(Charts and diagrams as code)
————————
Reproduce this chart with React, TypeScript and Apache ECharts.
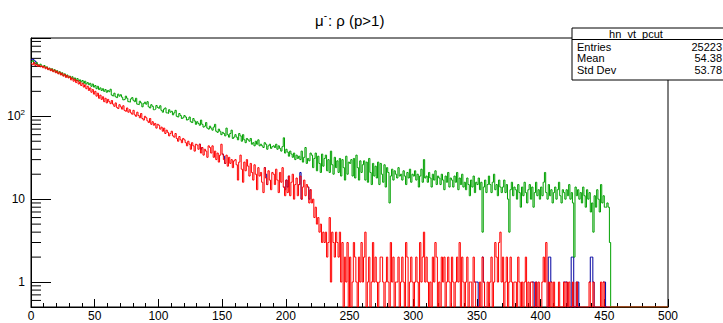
import React, { useEffect, useRef } from "react";
import * as echarts from "echarts";

// ---- data (1-unit bins starting at 0) ----
const greenCounts: number[] = [
  455, 470, 440, 430, 445, 420, 410, 425, 400, 395,
  410, 385, 395, 370, 380, 360, 375, 350, 365, 340,
  355, 330, 345, 320, 335, 310, 325, 300, 315, 295,
  305, 285, 300, 280, 290, 270, 285, 265, 275, 260,
  270, 250, 265, 245, 255, 240, 250, 230, 245, 225,
  235, 215, 230, 210, 220, 205, 215, 200, 210, 195,
  205, 198, 212, 180, 176, 190, 172, 168, 185, 175,
  182, 170, 158, 160, 175, 165, 150, 148, 162, 168,
  156, 150, 165, 140, 138, 152, 145, 130, 142, 148,
  140, 150, 130, 126, 138, 132, 120, 122, 135, 128,
  125, 134, 118, 112, 122, 126, 110, 108, 120, 112,
  115, 104, 110, 118, 100, 98, 108, 102, 94, 96,
  102, 98, 90, 92, 98, 86, 84, 94, 88, 80,
  86, 82, 78, 90, 80, 74, 76, 84, 72, 70,
  76, 72, 68, 74, 80, 66, 64, 70, 66, 60,
  64, 62, 58, 72, 60, 56, 62, 68, 54, 56,
  60, 56, 52, 62, 58, 50, 60, 52, 48, 54,
  52, 50, 54, 46, 48, 44, 50, 46, 52, 44,
  46, 44, 42, 48, 46, 40, 44, 46, 41, 43,
  44, 42, 46, 40, 44, 41, 38, 43, 55, 36,
  40, 37, 33, 38, 35, 32, 36, 30, 34, 31,
  33, 30, 38, 28, 32, 42, 27, 31, 29, 36,
  34, 24, 31, 36, 22, 33, 27, 21, 35, 25,
  31, 34, 22, 30, 21, 38, 26, 20, 32, 24,
  29, 21, 31, 19, 30, 24, 17, 33, 20, 28,
  27, 30, 19, 31, 18, 34, 24, 17, 29, 21,
  26, 29, 17, 28, 16, 31, 21, 15, 27, 19,
  25, 18, 28, 15, 27, 20, 16, 26, 14, 24,
  21, 9, 19, 23, 17, 22, 20, 18, 24, 19,
  20, 17, 22, 19, 15, 21, 18, 23, 16, 20,
  19, 22, 17, 20, 14, 19, 23, 16, 30, 18,
  19, 16, 21, 18, 14, 20, 17, 22, 15, 19,
  18, 15, 20, 17, 13, 19, 16, 21, 14, 18,
  17, 14, 19, 16, 21, 13, 18, 15, 20, 14,
  16, 13, 18, 15, 11, 17, 14, 19, 12, 16,
  15, 18, 13, 16, 4, 14, 17, 12, 15, 19,
  15, 12, 16, 20, 13, 15, 11, 17, 14, 12,
  14, 17, 12, 15, 10, 4, 13, 16, 11, 14,
  13, 10, 15, 12, 8, 14, 11, 16, 12, 9,
  13, 15, 10, 14, 8, 12, 16, 11, 13, 10,
  14, 11, 16, 21, 12, 10, 15, 11, 13, 9,
  12, 14, 10, 13, 16, 11, 9, 13, 12, 10,
  13, 11, 15, 10, 12, 9, 2, 14, 11, 13,
  10, 12, 9, 14, 11, 8, 13, 10, 12, 7,
  9, 4, 11, 8, 13, 10, 7, 15, 9, 11,
  8, 8, 9, 8, 3,
];

const redCounts: number[] = [
  430, 420, 445, 410, 425, 400, 415, 395, 405, 385,
  400, 375, 390, 365, 380, 355, 370, 345, 360, 335,
  350, 325, 340, 315, 330, 305, 320, 295, 310, 290,
  300, 275, 290, 265, 280, 255, 270, 245, 260, 235,
  250, 225, 240, 215, 230, 205, 220, 195, 210, 185,
  200, 175, 190, 165, 180, 160, 172, 150, 165, 145,
  160, 150, 142, 155, 140, 132, 145, 128, 124, 138,
  130, 122, 134, 118, 115, 126, 112, 120, 110, 106,
  118, 104, 100, 112, 102, 96, 108, 94, 90, 100,
  96, 88, 84, 94, 80, 86, 78, 82, 72, 80,
  78, 70, 74, 66, 72, 62, 68, 64, 58, 62,
  66, 58, 56, 62, 54, 50, 57, 52, 48, 54,
  52, 48, 44, 50, 46, 40, 48, 44, 38, 46,
  45, 40, 46, 36, 42, 34, 40, 38, 32, 44,
  42, 36, 44, 32, 38, 30, 36, 28, 34, 46,
  35, 30, 27, 34, 25, 32, 27, 30, 24, 29,
  30, 26, 17, 28, 34, 23, 16, 28, 22, 30,
  25, 19, 27, 21, 17, 26, 20, 13, 24, 19,
  21, 16, 12, 24, 18, 15, 22, 17, 13, 21,
  20, 15, 23, 17, 12, 21, 16, 24, 14, 11,
  17, 12, 19, 11, 16, 20, 10, 15, 18, 11,
  15, 19, 10, 14, 17, 11, 15, 14, 9, 13,
  9, 10, 6, 8, 5, 6, 4, 5, 3, 4,
  3, 4, 2, 3, 6, 1, 4, 3, 2, 4,
  3, 2, 4, 1, 3, 0, 2, 1, 3, 0,
  2, 0, 1, 3, 2, 1, 0, 2, 1, 3,
  1, 2, 4, 0, 1, 2, 0, 1, 3, 1,
  2, 1, 0, 1, 2, 2, 1, 0, 1, 2,
  1, 0, 3, 1, 2, 0, 1, 1, 2, 0,
  1, 2, 1, 0, 3, 2, 0, 1, 2, 1,
  0, 1, 2, 1, 0, 3, 1, 2, 4, 1,
  2, 1, 0, 1, 0, 2, 1, 3, 2, 0,
  1, 0, 2, 1, 2, 0, 1, 2, 1, 0,
  2, 1, 0, 1, 2, 1, 3, 0, 2, 1,
  0, 1, 2, 0, 1, 1, 0, 2, 1, 0,
  0, 0, 1, 0, 2, 1, 0, 0, 1, 0,
  1, 2, 0, 1, 3, 2, 1, 3, 4, 1,
  2, 0, 1, 2, 0, 1, 2, 1, 0, 1,
  1, 0, 2, 1, 0, 1, 0, 1, 2, 0,
  1, 0, 1, 1, 0, 0, 1, 0, 1, 0,
  0, 1, 2, 1, 3, 0, 1, 0, 1, 0,
  1, 0, 0, 0, 1, 0, 0, 0, 1, 0,
  1, 0, 1, 0, 0, 1, 0, 0, 1, 0,
  0, 0, 0, 0, 0, 0, 0, 0, 1, 0,
  0, 1, 0, 0, 0, 0, 0, 1, 0, 1,
  0, 0, 0, 0, 0, 0,
];

// blue histogram = red histogram except in these bins [bin, count]
const blueOverrides: [number, number][] = [
  [0, 485], [1, 490], [2, 475], [3, 460],
  [133, 40], [151, 33], [184, 20], [199, 13], [201, 14], [211, 21], [218, 10],
  [349, 1], [350, 1], [355, 1], [394, 1], [396, 1], [406, 2], [407, 2],
  [419, 1], [420, 1], [424, 2], [425, 2], [428, 1], [429, 1],
  [439, 2], [440, 2], [441, 1], [450, 1],
];

const xTickLabels = [0, 50, 100, 150, 200, 250, 300, 350, 400, 450, 500];
const yMinorTicks = [
  0.6, 0.7, 0.8, 0.9,
  2, 3, 4, 5, 6, 7, 8, 9,
  20, 30, 40, 50, 60, 70, 80, 90,
  200, 300, 400, 500, 600, 700, 800,
];
const statsTitle = "hn_vt_pcut";
const statsLabels = ["Entries", "Mean", "Std Dev"];
const statsValues = ["25223", "54.38", "53.78"];

const N_BINS = 500;
const Y_MIN = 0.5;
const Y_MAX = 880;

function toSteps(counts: number[]): [number, number][] {
  const pts: [number, number][] = [];
  for (let i = 0; i < N_BINS; i++) {
    const v = counts[i] ?? 0;
    pts.push([i, v > 0 ? v : Y_MIN]);
  }
  pts.push([N_BINS, Y_MIN]);
  return pts;
}

export default function App() {
  const ref = useRef<HTMLDivElement>(null);
  useEffect(() => {
    if (!ref.current) return;
    const chart = echarts.init(ref.current, null, { renderer: "svg" });

    // blue: same as red except overrides; only draw bins around overrides
    const blueCounts = redCounts.slice();
    const near = new Set<number>();
    for (const [b, v] of blueOverrides) {
      blueCounts[b] = v;
      near.add(b - 1); near.add(b); near.add(b + 1);
    }
    const blueData = toSteps(blueCounts).map(([x, y]) =>
      near.has(x) ? [x, y] : [x, null]
    );

    const font = "'Liberation Sans', Arial, Helvetica, sans-serif";
    const lineSeries = (name: string, data: any[], color: string, z: number) => ({
      name,
      type: "line",
      step: "end",
      data,
      symbol: "none",
      showSymbol: false,
      connectNulls: false,
      lineStyle: { color, width: 1 },
      clip: true,
      z,
    });

    chart.setOption({
      animation: false,
      backgroundColor: "#fff",
      textStyle: { fontFamily: font },
      grid: {
        left: 31, right: 55, top: 38, bottom: 16,
        show: true, borderColor: "#000", borderWidth: 1, backgroundColor: "transparent",
      },
      xAxis: {
        type: "value",
        min: 0, max: 500, interval: 50,
        axisLine: { show: true, lineStyle: { color: "#000", width: 1 } },
        axisTick: { show: true, inside: true, length: 8, lineStyle: { color: "#000" } },
        minorTick: { show: true, splitNumber: 5, length: 4, lineStyle: { color: "#000" } },
        splitLine: { show: false },
        axisLabel: {
          color: "#000", fontSize: 12, margin: 3, fontFamily: font,
          formatter: (v: number) => (xTickLabels.includes(v) ? String(v) : ""),
        },
      },
      yAxis: {
        type: "log",
        logBase: 10,
        min: Y_MIN, max: Y_MAX,
        axisLine: { show: true, lineStyle: { color: "#000", width: 1 } },
        axisTick: { show: true, inside: true, length: 20, lineStyle: { color: "#000" } },
        minorTick: { show: false },
        splitLine: { show: false },
        axisLabel: {
          color: "#000", fontSize: 12, margin: 6, fontFamily: font,
          formatter: (v: number) => {
            if (Math.abs(v - 1) < 1e-6) return "1";
            if (Math.abs(v - 10) < 1e-6) return "10";
            if (Math.abs(v - 100) < 1e-6) return "{b|10}{s|2}";
            return "";
          },
          rich: {
            b: { fontSize: 12, color: "#000", fontFamily: font },
            s: { fontSize: 8, color: "#000", fontFamily: font, padding: [0, 0, 8, 0] },
          },
        },
      },
      title: {
        text: "{a|μ}{s|-}{a|: ρ (p>1)}",
        left: 310, top: 5,
        textStyle: {
          fontWeight: "normal",
          rich: {
            a: { fontSize: 15, color: "#000", fontFamily: font, fontWeight: "normal" },
            s: { fontSize: 10, color: "#000", fontFamily: font, fontWeight: "normal", padding: [0, 1, 10, 0] },
          },
        },
      },
      series: [
        {
          type: "custom",
          data: yMinorTicks.map((v) => [0, v]),
          renderItem: (_p: any, api: any) => {
            const pt = api.coord([0, api.value(1)]);
            return {
              type: "line",
              shape: { x1: pt[0], y1: pt[1], x2: pt[0] + 10, y2: pt[1] },
              style: { stroke: "#000", lineWidth: 1 },
            };
          },
          z: 1,
          silent: true,
        },
        lineSeries("blue", blueData, "#0000a0", 3),
        lineSeries("green", toSteps(greenCounts), "#00a000", 4),
        lineSeries("red", toSteps(redCounts), "#ff0000", 5),
      ],
      graphic: [
        {
          type: "group",
          z: 100,
          children: [
            { type: "rect", shape: { x: 572, y: 28, width: 160, height: 52 },
              style: { fill: "#fff", stroke: "#000", lineWidth: 1 } },
            { type: "line", shape: { x1: 572, y1: 39.5, x2: 723, y2: 39.5 },
              style: { stroke: "#000", lineWidth: 1 } },
            { type: "text", x: 636, y: 33.5, style: { text: statsTitle, fontSize: 11, fontFamily: font,
              fill: "#000", align: "center", verticalAlign: "middle" } },
            ...statsLabels.map((t, i) => ({
              type: "text", x: 577, y: 47 + i * 11.3,
              style: { text: t, fontSize: 11, fontFamily: font, fill: "#000", align: "left", verticalAlign: "middle" },
            })),
            ...statsValues.map((t, i) => ({
              type: "text", x: 722, y: 47 + i * 11.3,
              style: { text: t, fontSize: 11, fontFamily: font, fill: "#000", align: "right", verticalAlign: "middle" },
            })),
          ],
        },
      ],
    });
    return () => chart.dispose();
  }, []);
  return (
    <div
      ref={ref}
      style={{ position: "absolute", left: 0, top: 0, width: 723, height: 323 }}
    />
  );
}
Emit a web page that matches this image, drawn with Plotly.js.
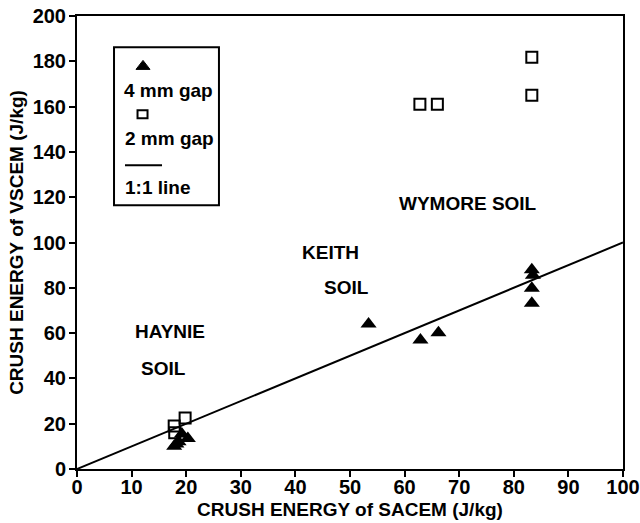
<!DOCTYPE html>
<html>
<head>
<meta charset="utf-8">
<script src="https://cdn.plot.ly/plotly-3.0.1.min.js"></script>
<style>
html,body{margin:0;padding:0;background:#fff;}
#chart{width:640px;height:523px;}
</style>
</head>
<body>
<div id="chart"></div>
<script>
// 4 mm gap (filled triangles)
const gap4X = [17.8, 18.6, 20.3, 19.2, 18.2, 53.4, 62.9, 66.2, 83.3, 83.5, 83.3, 83.3];
const gap4Y = [10.0, 12.0, 13.5, 15.5, 11.0, 64.0, 57.0, 60.2, 88.0, 85.5, 79.8, 73.2];
// 2 mm gap (open squares)
const gap2X = [19.8, 17.8, 17.9, 62.8, 66.0, 83.3, 83.3];
const gap2Y = [22.5, 19.0, 16.0, 161.0, 161.0, 181.8, 165.0];
// 1:1 line
const lineX = [0, 100];
const lineY = [0, 100];
// soil labels
const soilText = ["HAYNIE", "SOIL", "KEITH", "SOIL", "WYMORE SOIL"];
const soilX = [17.0, 15.9, 46.4, 49.3, 71.6];
const soilY = [60.6, 44.3, 95.8, 80.0, 117.4];
// axis ticks
const xTicks = [0, 10, 20, 30, 40, 50, 60, 70, 80, 90, 100];
const yTicks = [0, 20, 40, 60, 80, 100, 120, 140, 160, 180, 200];
const legendText = ["4 mm gap", "2 mm gap", "1:1 line"];

const FONT = "Arial, 'Liberation Sans', Helvetica, sans-serif";
const txtFont = {family: FONT, size: 19, color: "#000", weight: "bold"};

const traces = [
  {x: lineX, y: lineY, mode: "lines", line: {color: "#000", width: 2}, hoverinfo: "skip"},
  {x: gap4X, y: gap4Y, mode: "markers", marker: {symbol: "triangle-up", size: 14, color: "#000"}},
  {x: gap2X, y: gap2Y, mode: "markers",
   marker: {symbol: "square-open", size: 11, color: "#000", line: {width: 2, color: "#000"}}}
];

const annotations = soilText.map((t, i) => ({
  x: soilX[i], y: soilY[i], xref: "x", yref: "y", text: t, showarrow: false,
  font: txtFont, xanchor: "center", yanchor: "middle"
}));
const legY = [0.8358, 0.7289, 0.6208];
const legX = [0.0830, 0.0848, 0.0848];
legendText.forEach((t, i) => annotations.push({
  x: legX[i], y: legY[i], xref: "paper", yref: "paper", text: t, showarrow: false,
  font: txtFont, xanchor: "left", yanchor: "middle"
}));

const shapes = [
  {type: "rect", xref: "paper", yref: "paper", x0: 0.0678, x1: 0.260, y0: 0.582, y1: 0.931,
   line: {color: "#000", width: 2}, fillcolor: "rgba(0,0,0,0)"},
  {type: "path", xref: "paper", yref: "paper", xsizemode: "pixel", ysizemode: "pixel",
   xanchor: 0.1209, yanchor: 0.891, path: "M -7,-4 L 7,-4 L 0,5 Z",
   fillcolor: "#000", line: {color: "#000", width: 1}},
  {type: "rect", xref: "paper", yref: "paper", xsizemode: "pixel", ysizemode: "pixel",
   xanchor: 0.1200, yanchor: 0.783, x0: -5, x1: 5, y0: -4, y1: 4,
   line: {color: "#000", width: 2}, fillcolor: "rgba(0,0,0,0)"},
  {type: "line", xref: "paper", yref: "paper", x0: 0.0879, x1: 0.1557, y0: 0.6704, y1: 0.6704,
   line: {color: "#000", width: 2}}
];

const axisCommon = {
  showgrid: false, zeroline: false, showline: true, mirror: true,
  linecolor: "#000", linewidth: 2, ticks: "outside", ticklen: 6, tickwidth: 2, tickcolor: "#000",
  tickfont: {family: FONT, size: 20, color: "#000", weight: "bold"}
};

const layout = {
  width: 640, height: 523,
  margin: {l: 77, r: 17, t: 16, b: 54},
  paper_bgcolor: "#fff", plot_bgcolor: "#fff",
  showlegend: false,
  xaxis: Object.assign({}, axisCommon, {
    range: [0, 100], tickvals: xTicks, ticktext: xTicks.map(String),
    ticklabelstandoff: -7,
    title: {text: "CRUSH ENERGY of SACEM (J/kg)", font: txtFont, standoff: 6}
  }),
  yaxis: Object.assign({}, axisCommon, {
    range: [0, 200], tickvals: yTicks, ticktext: yTicks.map(String),
    ticklabelstandoff: -1,
    title: {text: "CRUSH ENERGY of VSCEM (J/kg)", font: txtFont, standoff: 4}
  }),
  annotations: annotations,
  shapes: shapes
};

Plotly.newPlot("chart", traces, layout, {staticPlot: true, displayModeBar: false});
</script>
</body>
</html>
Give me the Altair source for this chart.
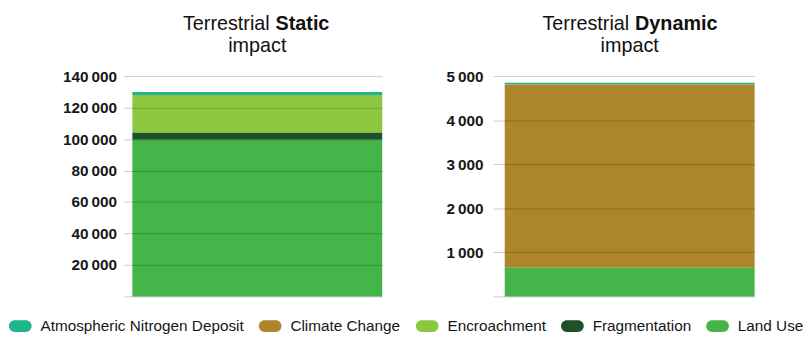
import altair as alt
import pandas as pd

# Impact drivers, in legend order
categories = [
    "Atmospheric Nitrogen Deposit",
    "Climate Change",
    "Encroachment",
    "Fragmentation",
    "Land Use",
]
colors = ["#22b58d", "#ad852a", "#8dc63f", "#1d5128", "#44b549"]
# Stacking rank: Land Use sits at the bottom of each bar
stack_rank = [4, 3, 2, 1, 0]

static_values = [2000, 0, 24000, 4500, 99500]
dynamic_values = [40, 4160, 0, 0, 650]

title_lead = "Terrestrial"
title_tail = "impact"

FONT = "Liberation Sans"


def thin_space_format():
    return "datum.value == 0 ? '' : replace(format(datum.value, ','), ',', '\u2009')"


def panel(values, word, ymax, step, tick, lpad, split):
    df = pd.DataFrame(
        {"Category": categories, "Value": values, "Rank": stack_rank, "Panel": word}
    )
    df = df[df["Value"] > 0]
    bars = alt.Chart(df).mark_bar(strokeWidth=0).encode(
        x=alt.X(
            "Panel:N",
            axis=None,
            scale=alt.Scale(paddingInner=0, paddingOuter=0),
        ),
        y=alt.Y(
            "Value:Q",
            stack="zero",
            scale=alt.Scale(domain=[0, ymax], nice=False),
            axis=alt.Axis(
                values=list(range(0, ymax + 1, step)),
                title=None,
                domain=False,
                tickSize=tick,
                tickColor="#000",
                tickOpacity=0.2,
                gridColor="#000",
                gridOpacity=0.2,
                labelFont=FONT,
                labelFontSize=15.5,
                labelFontWeight="bold",
                labelColor="#161616",
                labelPadding=lpad,
                labelExpr=thin_space_format(),
                zindex=1,
            ),
        ),
        color=alt.Color(
            "Category:N",
            scale=alt.Scale(domain=categories, range=colors),
            legend=alt.Legend(
                title=None,
                orient="none",
                direction="horizontal",
                legendX=-125,
                legendY=241.5,
                symbolType="M-0.48,-0.52L0.48,-0.52A0.52,0.52 0 0 1 0.48,0.52L-0.48,0.52A0.52,0.52 0 0 1 -0.48,-0.52Z",
                symbolSize=529,
                symbolStrokeWidth=0,
                symbolOpacity=1,
                labelFont=FONT,
                labelFontSize=15.5,
                labelColor="#161616",
                labelOffset=9,
                labelLimit=0,
                columnPadding=15,
            ),
        ),
        order=alt.Order("Rank:Q", sort="ascending"),
    )
    lead = alt.Chart().mark_text(
        text=title_lead, align="right", baseline="alphabetic",
        font=FONT, fontSize=20, color="#111"
    ).encode(x=alt.value(split), y=alt.value(-46.5))
    bold = alt.Chart().mark_text(
        text=word, align="left", baseline="alphabetic",
        font=FONT, fontSize=20, fontWeight="bold", color="#111"
    ).encode(x=alt.value(split + 6), y=alt.value(-46.5))
    tail = alt.Chart().mark_text(
        text=title_tail, align="center", baseline="alphabetic",
        font=FONT, fontSize=20, color="#111"
    ).encode(x=alt.value(126.5), y=alt.value(-24.5))
    return alt.layer(bars, lead, bold, tail).properties(width=253, height=223)


left = panel(static_values, "Static", 140000, 20000, 9, 7, 139)
right = panel(dynamic_values, "Dynamic", 5000, 1000, 12, 10, 126)

chart = (
    alt.hconcat(left, right, spacing=64)
    .resolve_scale(y="independent")
    .configure_view(stroke=None)
    .properties(padding={"left": 9, "top": 12, "right": 0, "bottom": 0})
)

chart.save("out.html", embed_options={"renderer": "svg", "actions": False})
————————
- Exercise details
Your task is to reproduce the entries above word for word, from the first line through the line with "import * as", and please leave out any pictures.

- Full answer
Reproduce this chart with React, TypeScript and Apache ECharts.
import React, { useEffect, useRef } from "react";
import * as echarts from "echarts";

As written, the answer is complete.